** Begin Material shown **
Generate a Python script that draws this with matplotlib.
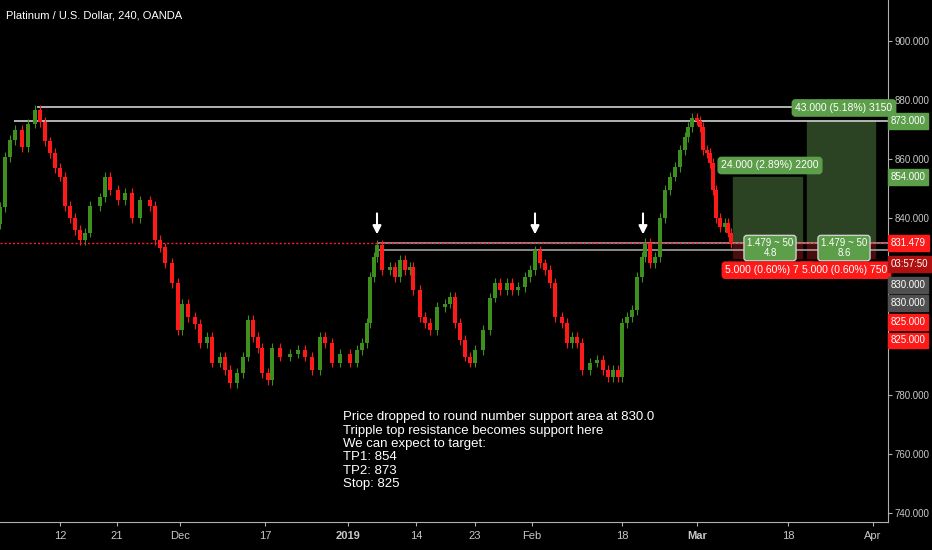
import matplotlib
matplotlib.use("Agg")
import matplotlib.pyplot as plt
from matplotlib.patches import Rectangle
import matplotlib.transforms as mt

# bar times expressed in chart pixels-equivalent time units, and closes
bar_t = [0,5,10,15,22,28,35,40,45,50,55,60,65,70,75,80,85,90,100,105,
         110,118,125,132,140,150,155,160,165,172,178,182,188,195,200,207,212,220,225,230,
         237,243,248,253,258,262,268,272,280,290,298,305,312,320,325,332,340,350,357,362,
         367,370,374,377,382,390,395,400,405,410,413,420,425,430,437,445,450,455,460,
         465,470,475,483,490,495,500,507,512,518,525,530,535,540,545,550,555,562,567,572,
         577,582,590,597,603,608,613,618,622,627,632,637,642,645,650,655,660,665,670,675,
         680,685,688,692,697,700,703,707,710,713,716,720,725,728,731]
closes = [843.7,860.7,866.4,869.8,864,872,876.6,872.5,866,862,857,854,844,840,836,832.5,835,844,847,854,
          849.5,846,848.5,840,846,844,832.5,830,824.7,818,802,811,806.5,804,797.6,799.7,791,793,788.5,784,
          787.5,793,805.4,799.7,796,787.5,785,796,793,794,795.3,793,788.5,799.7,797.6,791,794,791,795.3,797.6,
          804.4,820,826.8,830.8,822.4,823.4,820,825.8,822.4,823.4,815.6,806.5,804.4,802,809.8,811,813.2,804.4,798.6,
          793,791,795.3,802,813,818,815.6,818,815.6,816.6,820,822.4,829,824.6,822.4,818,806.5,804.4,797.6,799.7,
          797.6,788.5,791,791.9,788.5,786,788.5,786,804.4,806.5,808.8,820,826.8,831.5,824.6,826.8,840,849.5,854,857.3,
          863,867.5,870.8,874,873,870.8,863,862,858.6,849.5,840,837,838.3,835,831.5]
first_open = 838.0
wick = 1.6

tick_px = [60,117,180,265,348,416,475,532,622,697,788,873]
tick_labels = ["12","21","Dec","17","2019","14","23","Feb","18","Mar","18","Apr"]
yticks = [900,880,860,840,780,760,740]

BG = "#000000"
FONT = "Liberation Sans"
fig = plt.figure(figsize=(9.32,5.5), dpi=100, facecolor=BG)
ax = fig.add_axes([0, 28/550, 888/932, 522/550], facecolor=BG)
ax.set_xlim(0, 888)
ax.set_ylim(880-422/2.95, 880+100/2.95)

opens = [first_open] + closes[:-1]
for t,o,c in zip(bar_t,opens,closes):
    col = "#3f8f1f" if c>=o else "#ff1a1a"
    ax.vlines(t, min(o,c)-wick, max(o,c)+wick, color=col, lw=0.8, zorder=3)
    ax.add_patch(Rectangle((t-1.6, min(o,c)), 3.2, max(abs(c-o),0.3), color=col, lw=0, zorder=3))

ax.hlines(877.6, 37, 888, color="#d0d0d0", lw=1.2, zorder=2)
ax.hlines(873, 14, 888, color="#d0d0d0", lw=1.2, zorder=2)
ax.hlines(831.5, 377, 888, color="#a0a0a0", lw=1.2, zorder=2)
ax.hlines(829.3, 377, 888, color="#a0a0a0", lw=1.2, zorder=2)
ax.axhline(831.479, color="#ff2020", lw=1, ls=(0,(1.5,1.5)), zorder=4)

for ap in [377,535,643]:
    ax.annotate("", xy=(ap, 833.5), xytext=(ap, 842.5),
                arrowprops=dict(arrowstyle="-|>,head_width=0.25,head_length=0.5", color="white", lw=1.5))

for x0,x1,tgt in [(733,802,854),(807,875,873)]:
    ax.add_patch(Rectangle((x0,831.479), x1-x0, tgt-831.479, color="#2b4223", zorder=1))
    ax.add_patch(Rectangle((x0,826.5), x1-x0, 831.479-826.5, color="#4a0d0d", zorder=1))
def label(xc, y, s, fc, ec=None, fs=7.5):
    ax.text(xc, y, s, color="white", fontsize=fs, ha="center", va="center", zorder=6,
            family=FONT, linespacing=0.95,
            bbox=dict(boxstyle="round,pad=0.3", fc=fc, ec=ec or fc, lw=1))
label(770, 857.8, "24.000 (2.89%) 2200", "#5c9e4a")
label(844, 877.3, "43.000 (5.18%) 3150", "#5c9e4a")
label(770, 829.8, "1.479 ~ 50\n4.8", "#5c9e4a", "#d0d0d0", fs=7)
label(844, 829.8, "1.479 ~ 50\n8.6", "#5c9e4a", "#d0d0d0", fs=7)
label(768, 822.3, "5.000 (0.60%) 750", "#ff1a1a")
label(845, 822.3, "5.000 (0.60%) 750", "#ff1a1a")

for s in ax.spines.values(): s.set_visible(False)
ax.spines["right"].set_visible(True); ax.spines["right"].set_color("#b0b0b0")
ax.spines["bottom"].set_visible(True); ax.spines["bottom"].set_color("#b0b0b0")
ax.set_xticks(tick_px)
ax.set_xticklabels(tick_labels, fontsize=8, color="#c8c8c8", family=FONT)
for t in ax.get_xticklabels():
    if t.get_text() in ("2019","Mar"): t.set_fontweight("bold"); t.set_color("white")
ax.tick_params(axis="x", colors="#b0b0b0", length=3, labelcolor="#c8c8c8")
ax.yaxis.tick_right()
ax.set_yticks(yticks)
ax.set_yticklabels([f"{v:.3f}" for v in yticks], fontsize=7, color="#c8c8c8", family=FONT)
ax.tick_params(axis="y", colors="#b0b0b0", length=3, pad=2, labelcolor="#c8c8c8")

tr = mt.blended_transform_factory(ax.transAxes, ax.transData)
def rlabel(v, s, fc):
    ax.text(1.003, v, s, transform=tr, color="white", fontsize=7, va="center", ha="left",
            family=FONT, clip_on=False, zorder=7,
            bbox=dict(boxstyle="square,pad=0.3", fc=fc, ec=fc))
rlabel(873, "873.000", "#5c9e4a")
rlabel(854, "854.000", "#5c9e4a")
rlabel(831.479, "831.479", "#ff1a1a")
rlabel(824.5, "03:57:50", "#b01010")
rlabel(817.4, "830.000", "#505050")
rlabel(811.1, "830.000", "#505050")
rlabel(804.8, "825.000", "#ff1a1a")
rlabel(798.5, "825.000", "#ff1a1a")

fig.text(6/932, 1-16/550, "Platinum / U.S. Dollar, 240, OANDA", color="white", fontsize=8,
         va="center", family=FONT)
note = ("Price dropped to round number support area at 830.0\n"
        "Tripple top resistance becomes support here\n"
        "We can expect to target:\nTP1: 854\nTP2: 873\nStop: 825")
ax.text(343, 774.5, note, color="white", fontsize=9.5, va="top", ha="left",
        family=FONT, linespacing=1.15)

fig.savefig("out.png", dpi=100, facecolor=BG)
** End Material shown **
** Begin Material shown **
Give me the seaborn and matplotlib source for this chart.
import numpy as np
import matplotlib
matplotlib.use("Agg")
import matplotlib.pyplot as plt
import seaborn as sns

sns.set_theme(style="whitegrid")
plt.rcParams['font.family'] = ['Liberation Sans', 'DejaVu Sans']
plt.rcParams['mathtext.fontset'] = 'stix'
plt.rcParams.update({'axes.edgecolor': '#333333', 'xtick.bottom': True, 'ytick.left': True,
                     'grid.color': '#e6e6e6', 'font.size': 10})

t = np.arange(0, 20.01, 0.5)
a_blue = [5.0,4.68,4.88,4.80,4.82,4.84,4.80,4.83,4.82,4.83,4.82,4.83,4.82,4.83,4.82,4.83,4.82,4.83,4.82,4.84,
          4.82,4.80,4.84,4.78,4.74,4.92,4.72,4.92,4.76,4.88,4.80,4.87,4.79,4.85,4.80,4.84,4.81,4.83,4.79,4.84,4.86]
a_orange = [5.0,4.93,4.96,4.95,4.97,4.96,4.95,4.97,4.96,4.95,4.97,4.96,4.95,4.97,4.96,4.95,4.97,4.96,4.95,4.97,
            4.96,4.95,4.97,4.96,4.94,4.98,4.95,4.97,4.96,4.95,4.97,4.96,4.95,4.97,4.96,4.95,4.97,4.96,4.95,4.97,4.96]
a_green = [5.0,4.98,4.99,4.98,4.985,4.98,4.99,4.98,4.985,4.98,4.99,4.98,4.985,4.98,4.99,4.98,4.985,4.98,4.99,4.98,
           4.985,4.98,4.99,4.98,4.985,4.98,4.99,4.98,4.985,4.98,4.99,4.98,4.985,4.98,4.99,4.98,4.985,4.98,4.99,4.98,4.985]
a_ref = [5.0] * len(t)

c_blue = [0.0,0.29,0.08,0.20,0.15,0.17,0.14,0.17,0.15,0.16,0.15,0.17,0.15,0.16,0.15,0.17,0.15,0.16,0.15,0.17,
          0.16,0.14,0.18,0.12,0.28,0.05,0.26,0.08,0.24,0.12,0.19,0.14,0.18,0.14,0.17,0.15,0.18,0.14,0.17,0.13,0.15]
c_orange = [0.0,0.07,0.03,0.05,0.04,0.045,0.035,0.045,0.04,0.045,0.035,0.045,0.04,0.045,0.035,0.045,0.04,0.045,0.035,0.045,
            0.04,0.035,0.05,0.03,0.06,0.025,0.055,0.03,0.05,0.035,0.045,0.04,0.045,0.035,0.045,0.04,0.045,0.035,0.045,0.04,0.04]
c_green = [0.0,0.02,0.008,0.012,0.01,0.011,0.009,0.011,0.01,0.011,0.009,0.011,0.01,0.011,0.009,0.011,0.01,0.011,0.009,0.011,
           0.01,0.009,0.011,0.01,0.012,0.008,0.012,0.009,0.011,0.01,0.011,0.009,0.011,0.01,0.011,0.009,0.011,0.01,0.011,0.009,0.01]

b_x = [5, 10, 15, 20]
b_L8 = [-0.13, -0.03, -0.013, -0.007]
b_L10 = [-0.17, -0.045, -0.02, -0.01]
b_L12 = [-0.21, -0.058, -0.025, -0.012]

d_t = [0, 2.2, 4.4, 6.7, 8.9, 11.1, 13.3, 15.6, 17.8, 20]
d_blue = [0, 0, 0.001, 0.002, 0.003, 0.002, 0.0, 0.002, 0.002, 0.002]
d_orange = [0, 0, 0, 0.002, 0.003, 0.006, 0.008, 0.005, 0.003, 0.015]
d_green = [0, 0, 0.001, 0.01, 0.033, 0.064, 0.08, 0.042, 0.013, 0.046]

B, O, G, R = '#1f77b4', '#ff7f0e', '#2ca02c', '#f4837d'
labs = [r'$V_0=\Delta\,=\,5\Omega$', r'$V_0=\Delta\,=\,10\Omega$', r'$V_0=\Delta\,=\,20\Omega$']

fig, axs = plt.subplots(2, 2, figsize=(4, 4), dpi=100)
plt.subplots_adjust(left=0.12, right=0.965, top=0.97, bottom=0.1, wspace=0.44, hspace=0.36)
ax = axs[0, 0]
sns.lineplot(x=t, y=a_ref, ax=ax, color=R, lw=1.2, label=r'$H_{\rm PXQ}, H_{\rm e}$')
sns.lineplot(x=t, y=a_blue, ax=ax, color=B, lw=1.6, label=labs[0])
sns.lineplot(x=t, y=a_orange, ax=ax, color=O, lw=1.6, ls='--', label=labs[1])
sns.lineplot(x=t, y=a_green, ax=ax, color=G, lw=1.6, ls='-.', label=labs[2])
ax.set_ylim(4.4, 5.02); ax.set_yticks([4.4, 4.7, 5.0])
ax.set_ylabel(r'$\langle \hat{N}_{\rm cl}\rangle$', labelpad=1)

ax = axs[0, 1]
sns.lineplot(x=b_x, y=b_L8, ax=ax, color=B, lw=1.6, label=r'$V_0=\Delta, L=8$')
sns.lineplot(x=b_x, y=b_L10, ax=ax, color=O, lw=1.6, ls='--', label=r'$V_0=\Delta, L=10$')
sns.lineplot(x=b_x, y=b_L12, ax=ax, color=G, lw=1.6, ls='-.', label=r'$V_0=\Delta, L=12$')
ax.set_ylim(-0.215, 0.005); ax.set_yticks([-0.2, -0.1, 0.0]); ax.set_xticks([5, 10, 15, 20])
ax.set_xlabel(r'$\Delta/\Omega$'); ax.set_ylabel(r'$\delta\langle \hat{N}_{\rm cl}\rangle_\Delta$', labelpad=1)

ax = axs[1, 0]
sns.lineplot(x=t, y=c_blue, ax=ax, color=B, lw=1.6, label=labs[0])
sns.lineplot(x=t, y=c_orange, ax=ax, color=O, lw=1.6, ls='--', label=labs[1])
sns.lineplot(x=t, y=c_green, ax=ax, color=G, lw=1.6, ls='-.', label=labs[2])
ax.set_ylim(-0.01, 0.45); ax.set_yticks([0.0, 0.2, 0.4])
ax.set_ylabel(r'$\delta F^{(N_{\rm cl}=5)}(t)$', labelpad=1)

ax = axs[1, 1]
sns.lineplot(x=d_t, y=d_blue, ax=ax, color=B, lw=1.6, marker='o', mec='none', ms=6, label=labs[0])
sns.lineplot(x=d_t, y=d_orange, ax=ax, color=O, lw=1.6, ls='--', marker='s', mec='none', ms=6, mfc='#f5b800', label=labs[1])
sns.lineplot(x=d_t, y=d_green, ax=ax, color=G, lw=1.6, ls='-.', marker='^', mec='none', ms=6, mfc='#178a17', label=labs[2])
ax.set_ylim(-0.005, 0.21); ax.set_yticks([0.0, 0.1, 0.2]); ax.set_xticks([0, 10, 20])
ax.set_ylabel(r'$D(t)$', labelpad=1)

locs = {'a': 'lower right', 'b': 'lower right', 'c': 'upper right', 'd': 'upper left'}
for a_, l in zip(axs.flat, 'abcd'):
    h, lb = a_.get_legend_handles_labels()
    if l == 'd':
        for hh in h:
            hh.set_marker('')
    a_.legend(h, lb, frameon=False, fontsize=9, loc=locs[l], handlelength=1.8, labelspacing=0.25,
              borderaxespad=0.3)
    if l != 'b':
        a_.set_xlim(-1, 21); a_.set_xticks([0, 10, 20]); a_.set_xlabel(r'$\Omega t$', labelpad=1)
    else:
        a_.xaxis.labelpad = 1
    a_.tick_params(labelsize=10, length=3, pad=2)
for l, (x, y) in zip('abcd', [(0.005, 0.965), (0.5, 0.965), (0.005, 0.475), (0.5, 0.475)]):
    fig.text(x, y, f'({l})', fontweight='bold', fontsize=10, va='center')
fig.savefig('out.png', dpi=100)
** End Material shown **
** Begin Material shown **
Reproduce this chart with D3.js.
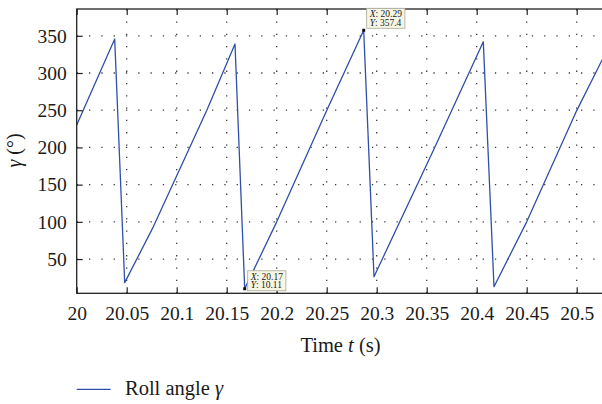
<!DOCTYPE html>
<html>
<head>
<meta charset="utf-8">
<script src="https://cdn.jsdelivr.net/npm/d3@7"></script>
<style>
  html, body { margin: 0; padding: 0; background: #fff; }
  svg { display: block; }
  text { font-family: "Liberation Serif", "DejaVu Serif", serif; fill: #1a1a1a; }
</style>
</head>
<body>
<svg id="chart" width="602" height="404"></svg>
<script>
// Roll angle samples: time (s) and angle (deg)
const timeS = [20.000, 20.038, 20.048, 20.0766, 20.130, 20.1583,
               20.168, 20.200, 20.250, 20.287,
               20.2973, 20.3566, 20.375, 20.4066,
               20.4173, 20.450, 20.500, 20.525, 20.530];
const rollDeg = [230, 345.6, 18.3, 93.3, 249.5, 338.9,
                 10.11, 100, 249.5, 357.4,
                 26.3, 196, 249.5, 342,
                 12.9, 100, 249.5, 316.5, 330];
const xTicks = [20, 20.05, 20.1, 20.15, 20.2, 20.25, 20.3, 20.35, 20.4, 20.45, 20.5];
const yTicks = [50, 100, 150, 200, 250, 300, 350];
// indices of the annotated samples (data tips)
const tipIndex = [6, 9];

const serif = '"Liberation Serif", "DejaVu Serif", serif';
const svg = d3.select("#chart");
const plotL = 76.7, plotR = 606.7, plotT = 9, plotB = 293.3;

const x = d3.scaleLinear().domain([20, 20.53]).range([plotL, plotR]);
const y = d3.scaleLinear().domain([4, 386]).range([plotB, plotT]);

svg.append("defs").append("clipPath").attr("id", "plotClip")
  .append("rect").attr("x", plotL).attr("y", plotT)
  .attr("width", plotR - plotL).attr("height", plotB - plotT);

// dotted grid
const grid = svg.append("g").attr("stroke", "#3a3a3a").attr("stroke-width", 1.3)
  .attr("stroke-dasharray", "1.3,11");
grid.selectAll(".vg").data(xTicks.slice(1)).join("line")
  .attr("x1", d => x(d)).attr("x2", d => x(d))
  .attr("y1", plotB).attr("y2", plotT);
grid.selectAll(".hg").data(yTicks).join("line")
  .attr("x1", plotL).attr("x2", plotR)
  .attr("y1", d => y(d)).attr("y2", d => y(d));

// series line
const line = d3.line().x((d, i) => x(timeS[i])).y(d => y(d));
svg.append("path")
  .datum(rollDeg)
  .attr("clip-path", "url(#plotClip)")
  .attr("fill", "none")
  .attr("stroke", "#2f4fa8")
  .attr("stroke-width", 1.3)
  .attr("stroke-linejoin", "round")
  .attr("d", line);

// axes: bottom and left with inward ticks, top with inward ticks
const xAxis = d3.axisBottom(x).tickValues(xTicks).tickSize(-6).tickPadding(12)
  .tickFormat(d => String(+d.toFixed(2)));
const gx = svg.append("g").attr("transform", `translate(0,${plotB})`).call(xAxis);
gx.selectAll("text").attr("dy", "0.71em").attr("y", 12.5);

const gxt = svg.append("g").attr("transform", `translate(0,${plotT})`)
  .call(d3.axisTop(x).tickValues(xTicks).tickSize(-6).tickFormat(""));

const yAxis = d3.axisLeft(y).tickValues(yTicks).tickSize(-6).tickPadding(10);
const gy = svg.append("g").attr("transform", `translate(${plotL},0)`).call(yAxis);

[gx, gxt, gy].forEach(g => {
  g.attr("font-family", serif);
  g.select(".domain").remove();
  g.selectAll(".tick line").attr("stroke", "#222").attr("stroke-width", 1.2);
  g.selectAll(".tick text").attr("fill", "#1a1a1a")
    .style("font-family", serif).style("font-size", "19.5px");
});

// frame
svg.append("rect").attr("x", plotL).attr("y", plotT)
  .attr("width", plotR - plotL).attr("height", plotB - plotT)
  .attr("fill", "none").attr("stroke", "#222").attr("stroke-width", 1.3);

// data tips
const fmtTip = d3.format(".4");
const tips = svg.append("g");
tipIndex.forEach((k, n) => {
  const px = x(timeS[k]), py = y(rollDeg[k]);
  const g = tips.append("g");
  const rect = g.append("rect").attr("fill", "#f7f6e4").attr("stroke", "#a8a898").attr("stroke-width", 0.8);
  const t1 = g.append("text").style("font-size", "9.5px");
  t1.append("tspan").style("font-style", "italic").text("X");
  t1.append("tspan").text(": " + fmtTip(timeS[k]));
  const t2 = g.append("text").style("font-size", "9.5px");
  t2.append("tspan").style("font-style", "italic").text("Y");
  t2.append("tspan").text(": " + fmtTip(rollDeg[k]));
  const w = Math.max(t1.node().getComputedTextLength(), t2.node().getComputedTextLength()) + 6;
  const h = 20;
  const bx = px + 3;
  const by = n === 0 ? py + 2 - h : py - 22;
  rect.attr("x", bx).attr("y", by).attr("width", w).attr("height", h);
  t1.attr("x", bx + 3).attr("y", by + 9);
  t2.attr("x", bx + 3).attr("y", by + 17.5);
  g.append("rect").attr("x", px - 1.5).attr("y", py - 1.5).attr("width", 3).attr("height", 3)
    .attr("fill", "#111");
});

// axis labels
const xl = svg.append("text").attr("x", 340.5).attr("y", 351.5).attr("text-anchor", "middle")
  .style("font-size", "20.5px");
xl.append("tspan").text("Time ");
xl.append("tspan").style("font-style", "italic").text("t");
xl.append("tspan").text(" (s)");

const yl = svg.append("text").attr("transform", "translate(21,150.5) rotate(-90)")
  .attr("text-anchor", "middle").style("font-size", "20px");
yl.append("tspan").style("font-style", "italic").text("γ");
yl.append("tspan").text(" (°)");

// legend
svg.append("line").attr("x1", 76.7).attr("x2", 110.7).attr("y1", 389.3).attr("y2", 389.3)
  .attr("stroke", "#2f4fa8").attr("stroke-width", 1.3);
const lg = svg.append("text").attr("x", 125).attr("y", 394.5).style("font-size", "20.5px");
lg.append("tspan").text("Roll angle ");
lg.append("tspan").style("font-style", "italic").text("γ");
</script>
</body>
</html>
** End Material shown **
● Goal of the exercise:
Starting at the line that contains "Generate a Python" and ending at the line that contains "import matplotlib.transforms as mt", give the lines again exactly. Do not include the pictures.

● Written reply:
Generate a Python script that draws this with matplotlib.
import matplotlib
matplotlib.use("Agg")
import matplotlib.pyplot as plt
from matplotlib.patches import Rectangle
import matplotlib.transforms as mt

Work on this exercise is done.